Des agents de la Direction nationale pour le contrôle des stupéfiants surveillent 1747 kilos de cocaïne à Saint Domingue en novembre 2020. La drogue saisie venait de Colombie et devait arriver à Rotterdam. AFP

Un habitant du canton de Vaud est accusé d’avoir recyclé en Suisse dix millions de francs provenant d’une organisation de trafiquants de drogue colombiens. Déjà condamné en Espagne, l’homme comparaitra en justice avec deux intermédiaires financiers, actifs en Suisse.

Radiologue, entrepreneur dans le domaine de la médecine nucléaire, vendeur de voitures, consultant en bourse, agent immobilier, marchand de chevaux et de statuettes précolombiennes: pour justifier de sa fortune, Rodrigo [prénom d’emprunt] prétend avoir exercé toutes ces activités.

Mais pour le procureur fédéral Davide Francesconi, l’individu n’en exerce qu’une: le recyclage d’argent. Le 16 août prochain, cet homme de 74 ans, né en Colombie et détenteur d’un passeport suisse, comparaîtra devant le Tribunal pénal fédéral (TPF) à Bellinzone. Le Ministère public de la Confédération (MPC) l’accuse d’avoir recyclé plusieurs millions de francs provenant d’une organisation criminelle internationale.

L’affaire est importante au moins à deux titres: d’une part, c’est la première fois que les juges de Bellinzone s’occupent du crime organisé colombien, et de l’autre, l’enquête pointe également du doigt certains acteurs de la place financière suisse. Deux gestionnaires d’actifs qui auraient contribué à injecter l’argent sale dans le circuit bancaire vont en effet comparaître aux côtés de Rodrigo.

De la Colombie à la campagne vaudoise, via Madrid

L’enquête démarre en 2013. Nom de code: Faena. Un homme qui s’installe dans une petite commune proche d’Yverdon-les-Bains attire les soupçons de la police vaudoise. Une villa à 2,3 millions, achetée au nom de sa femme, trois voitures de grosse cylindrée, un bateau à plus de 125’000 francs, ancré sur le lac de Neuchâtel: d’où peut bien venir tout cet argent?

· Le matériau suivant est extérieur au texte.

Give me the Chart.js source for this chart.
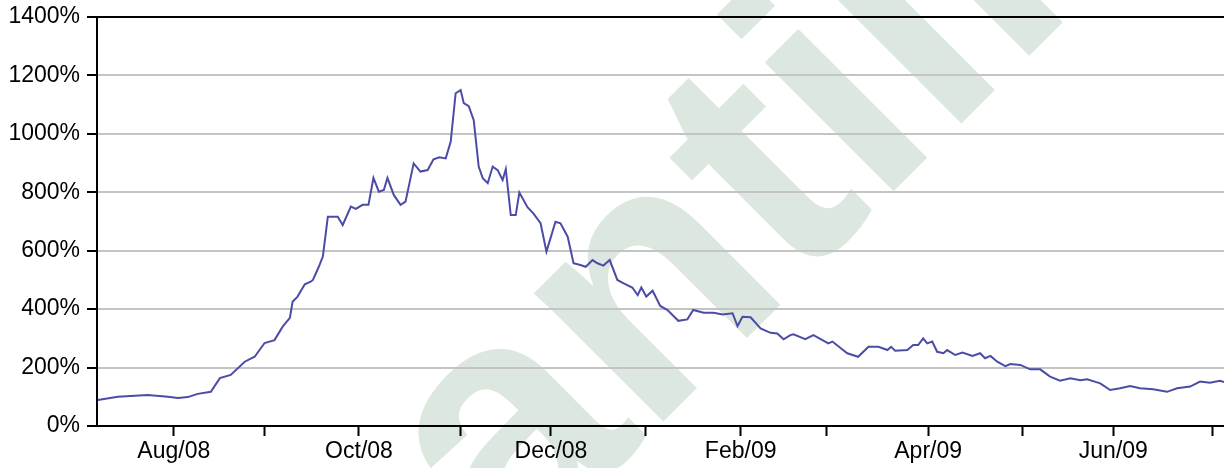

En octobre 2013, les autorités vaudoises avertissent le MPC, qui ouvre rapidement une enquête. Une demande aux autorités espagnoles ne fait que renforcer les soupçons: en 2009, Rodrigo a été condamné à Madrid pour avoir recyclé 32 millions d’euros pour un groupe de narcotrafiquants, dont il faisait partie. Pour la justice espagnole, l’homme n’était pas seulement le responsable des trafics financiers de l’organisation, mais il participait aussi aux importations de drogue.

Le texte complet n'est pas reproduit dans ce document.